TASK TO COMPLETE:
In the records below, pick out all lines containing the word "this".

RECORDS FOR THE EXERCISE:

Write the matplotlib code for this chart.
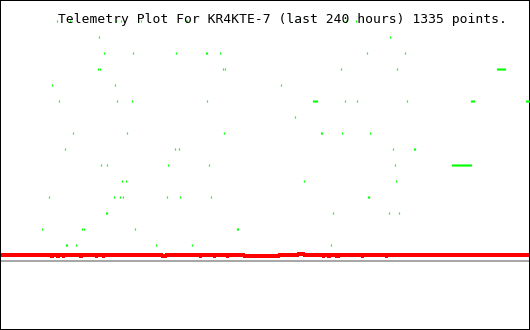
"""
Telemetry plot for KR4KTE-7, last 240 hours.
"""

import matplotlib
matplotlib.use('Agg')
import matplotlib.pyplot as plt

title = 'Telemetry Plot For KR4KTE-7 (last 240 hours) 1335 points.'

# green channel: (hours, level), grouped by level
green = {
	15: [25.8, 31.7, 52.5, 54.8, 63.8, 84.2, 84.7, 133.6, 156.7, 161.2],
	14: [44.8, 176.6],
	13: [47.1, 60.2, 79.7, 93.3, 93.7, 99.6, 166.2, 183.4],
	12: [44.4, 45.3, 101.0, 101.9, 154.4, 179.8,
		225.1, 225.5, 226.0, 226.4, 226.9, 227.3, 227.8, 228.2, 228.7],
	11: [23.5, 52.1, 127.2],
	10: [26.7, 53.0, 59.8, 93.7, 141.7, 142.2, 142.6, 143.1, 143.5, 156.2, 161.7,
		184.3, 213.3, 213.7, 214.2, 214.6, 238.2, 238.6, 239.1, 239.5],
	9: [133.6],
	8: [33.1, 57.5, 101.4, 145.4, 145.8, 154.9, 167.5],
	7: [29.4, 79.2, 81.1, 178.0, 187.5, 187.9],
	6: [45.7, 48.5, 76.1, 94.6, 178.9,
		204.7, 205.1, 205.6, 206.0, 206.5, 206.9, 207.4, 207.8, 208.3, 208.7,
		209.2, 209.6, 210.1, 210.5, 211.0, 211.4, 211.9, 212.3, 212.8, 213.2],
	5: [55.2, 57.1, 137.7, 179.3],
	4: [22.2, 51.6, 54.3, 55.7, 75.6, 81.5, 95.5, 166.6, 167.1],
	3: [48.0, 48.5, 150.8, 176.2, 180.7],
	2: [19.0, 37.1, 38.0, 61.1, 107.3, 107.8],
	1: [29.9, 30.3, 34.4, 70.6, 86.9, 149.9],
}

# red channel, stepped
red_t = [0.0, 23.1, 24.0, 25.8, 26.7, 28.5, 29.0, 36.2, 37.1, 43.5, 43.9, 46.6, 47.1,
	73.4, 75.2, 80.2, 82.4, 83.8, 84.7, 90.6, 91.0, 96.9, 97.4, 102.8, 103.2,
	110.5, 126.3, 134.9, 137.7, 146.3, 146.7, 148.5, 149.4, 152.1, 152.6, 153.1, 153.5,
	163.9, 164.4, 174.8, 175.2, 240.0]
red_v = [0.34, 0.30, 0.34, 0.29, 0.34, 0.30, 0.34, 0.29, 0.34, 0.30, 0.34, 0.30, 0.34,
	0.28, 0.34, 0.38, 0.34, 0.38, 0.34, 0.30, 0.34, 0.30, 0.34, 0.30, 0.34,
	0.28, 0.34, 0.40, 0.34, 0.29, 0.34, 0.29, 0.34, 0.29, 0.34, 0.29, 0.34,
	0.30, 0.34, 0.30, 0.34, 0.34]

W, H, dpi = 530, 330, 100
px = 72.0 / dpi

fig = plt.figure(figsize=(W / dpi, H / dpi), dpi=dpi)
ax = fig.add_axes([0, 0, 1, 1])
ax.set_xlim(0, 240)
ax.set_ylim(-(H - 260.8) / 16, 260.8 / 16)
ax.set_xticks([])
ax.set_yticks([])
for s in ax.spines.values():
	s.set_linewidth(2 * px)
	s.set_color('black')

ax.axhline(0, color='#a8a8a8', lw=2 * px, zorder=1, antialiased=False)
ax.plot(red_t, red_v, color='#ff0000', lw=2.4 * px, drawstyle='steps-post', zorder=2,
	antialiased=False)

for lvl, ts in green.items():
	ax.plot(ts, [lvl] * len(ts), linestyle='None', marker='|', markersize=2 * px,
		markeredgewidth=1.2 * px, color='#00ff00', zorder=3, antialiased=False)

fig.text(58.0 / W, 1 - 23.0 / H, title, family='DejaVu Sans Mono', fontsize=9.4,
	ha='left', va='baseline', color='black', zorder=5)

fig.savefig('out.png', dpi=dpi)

...

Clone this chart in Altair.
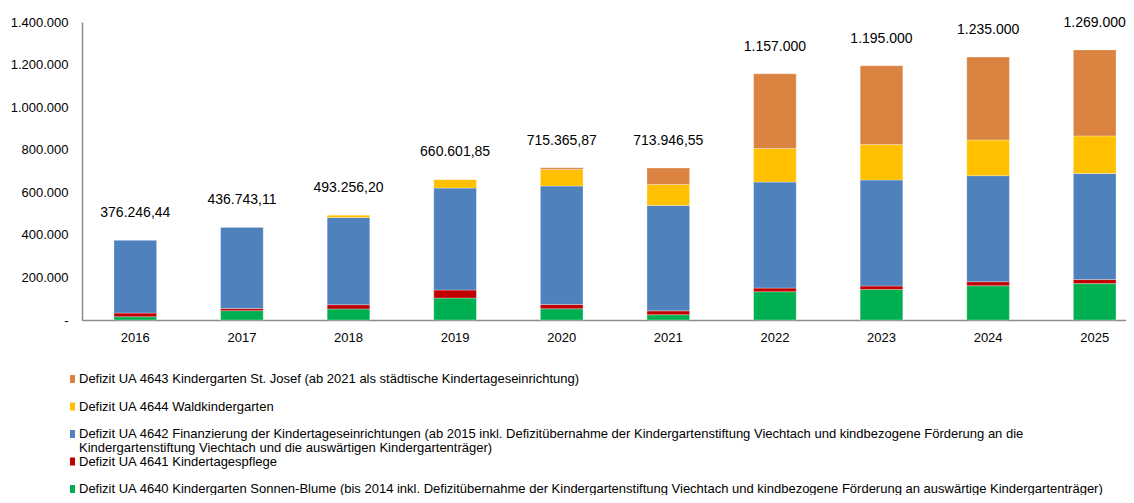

* * *

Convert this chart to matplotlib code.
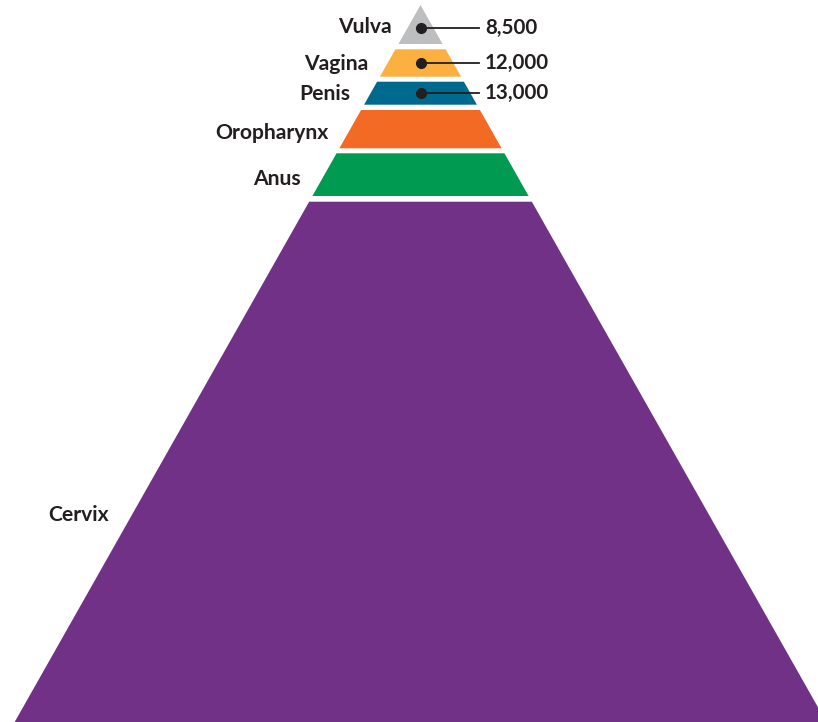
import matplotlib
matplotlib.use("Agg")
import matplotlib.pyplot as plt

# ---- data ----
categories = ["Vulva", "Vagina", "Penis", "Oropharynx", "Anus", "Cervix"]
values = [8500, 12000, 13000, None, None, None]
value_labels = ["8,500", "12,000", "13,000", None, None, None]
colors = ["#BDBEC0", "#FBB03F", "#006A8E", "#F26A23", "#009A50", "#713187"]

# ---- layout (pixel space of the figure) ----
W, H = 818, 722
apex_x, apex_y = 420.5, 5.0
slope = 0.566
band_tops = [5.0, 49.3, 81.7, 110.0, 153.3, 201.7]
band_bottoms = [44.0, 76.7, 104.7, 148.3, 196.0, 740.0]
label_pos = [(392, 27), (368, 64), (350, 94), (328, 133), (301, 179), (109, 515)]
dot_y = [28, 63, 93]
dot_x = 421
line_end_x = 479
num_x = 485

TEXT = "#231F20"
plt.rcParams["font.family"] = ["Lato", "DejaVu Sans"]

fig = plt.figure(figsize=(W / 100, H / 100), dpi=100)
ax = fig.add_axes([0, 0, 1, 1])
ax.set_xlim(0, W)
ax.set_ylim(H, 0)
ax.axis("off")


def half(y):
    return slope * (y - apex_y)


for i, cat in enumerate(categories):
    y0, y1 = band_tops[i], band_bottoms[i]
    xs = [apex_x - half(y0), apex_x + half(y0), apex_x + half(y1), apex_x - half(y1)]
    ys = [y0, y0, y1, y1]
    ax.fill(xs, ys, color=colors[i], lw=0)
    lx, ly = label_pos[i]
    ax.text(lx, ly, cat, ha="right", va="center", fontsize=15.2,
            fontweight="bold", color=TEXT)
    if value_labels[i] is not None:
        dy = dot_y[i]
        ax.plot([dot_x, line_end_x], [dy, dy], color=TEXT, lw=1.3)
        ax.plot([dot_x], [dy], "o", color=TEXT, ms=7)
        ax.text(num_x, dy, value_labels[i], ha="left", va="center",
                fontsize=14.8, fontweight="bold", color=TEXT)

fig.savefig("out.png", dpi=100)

WRITTEN ANSWER:
Write the matplotlib code for this chart.
Clone this chart in Altair.
Convert this chart to matplotlib code.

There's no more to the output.